Остальная история прочитывается в контексте национальной травмы. Все главные герои, потенциальные носители немецкой культуры Поволжья, являются жертвами разрушительного, деструктивного вмешательства внешней чужой советской истории в свою культуру. И Клара, ставшая жертвой насилия революционеров-погромщиков, и Бах, проживший свою драму потерь, лишений и лагерей, и осиротевшая Анче, усвоившая чужой язык и ассимилировавшаяся в советских реалиях, ставшая инвалидом. И Гофман, пограничный герой: немец по рождению и советский коммунист по убеждениям, - жертва смертоубийственной идеологии, выбравший смерть как единственный исход.

С точки зрения этой концепции историческая линия, воплощенная в политическом образе Сталина и его соратников, лишь усиливает звучание жестокой исторической правды, оперируя страшными фактами и цифрами репрессий и ссылок. И ее вспомогательная функция, равно как и вынесение за скобки, в эпилог, дальнейших сюжетных событий, связанных с линией трех главных героев: Баха, Анче и Васьки, - делает очевидным распределение авторского интереса в пользу мифологического нарратива.

Подводя итоги, можно говорить о том, что роман Яхиной позволяет прочитать авторскую концепцию творчества как хранителя культурной памяти, оживляющего историю. Действительно, в романе полюс жизни и смерти меняются местами относительно мира настоящего и мира прошлого. Мифологический мир, созданный вокруг центрального героя, находится в оппозиции к пространству свершающейся истории, воплощенному в сюжетной линии о советском Гнадентале, Гофмане и, конечно, линии Сталина. Дом Баха - обитель жизни на фоне происходящей смерти по ту сторону Волги. И переправа на правый берег напоминает путь в царство мертвых. Это отчетливо видно в эпизоде вылазок Баха на левый берег и наблюдения им картин убийств, умирания и смерти.

По сути, сюжет выстраивается на противопоставлении этих миров: живого мира прошлого гнадентальцев и безликого мира советской Немецкой республики. Более того, мена "своего" и "чужого" - движущая сила действия в романе. Трагический конфликт главного героя в его невозможности целиком стать принадлежностью мира текущей, меняющейся на глазах истории хронотопически детерминирован.

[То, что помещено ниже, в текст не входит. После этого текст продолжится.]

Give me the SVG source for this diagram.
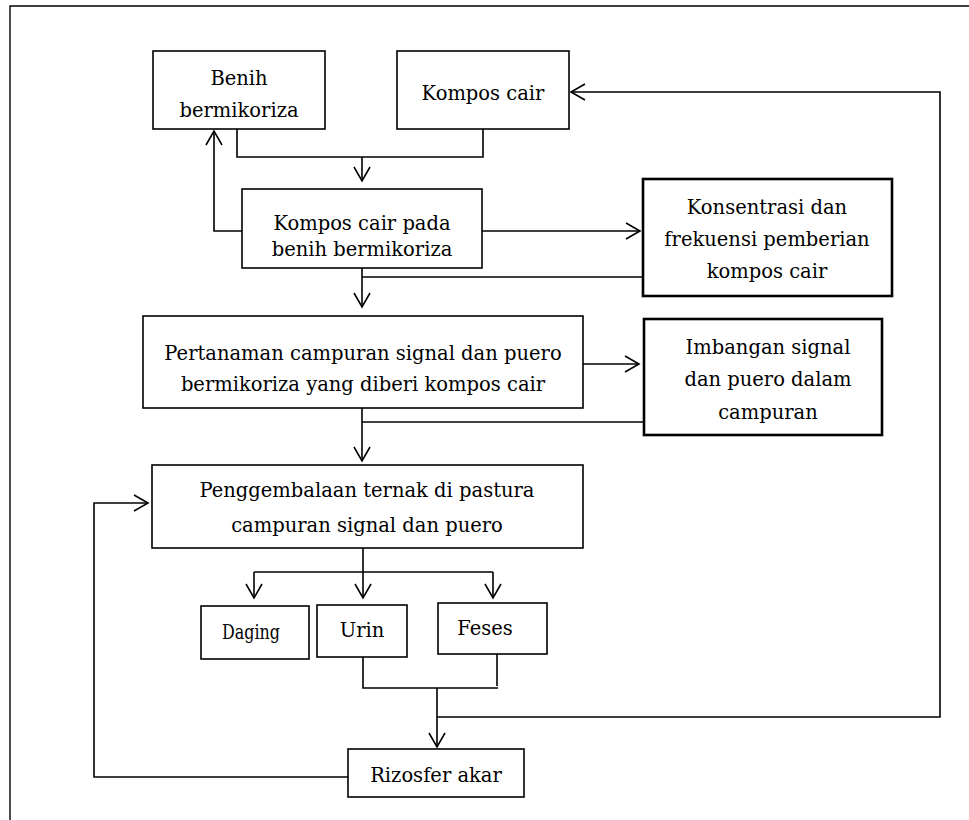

Несовместимость советской России и жизни поволжского немца иначе окрашивает и мотив немоты в романе, понятого, в том числе и в дискурсе потери национальной идентичности. Аберрации неназванности социальных реалий для Баха (этим мотивировано ведение им индивидуального ежегодного Календаря названий лет в параллель историческим датам) оборачиваются обретением в "чужом" мире новой для себя и Анче. Проводником не случайно оказывается киргиз Васька, пришедший из того, "чужого", мира. Он, даруя Анче речь, помогает сформировать ей картину вещного, привычно названного мира, а затем и мира общественного. Для Баха такая метаморфоза невозможна. И его смерть не столько сюжетно подготовлена выполненной миссией отца-воспитателя, сколько неизбежна как закономерное следствие его непреодоления границы "чужого", социально-исторического.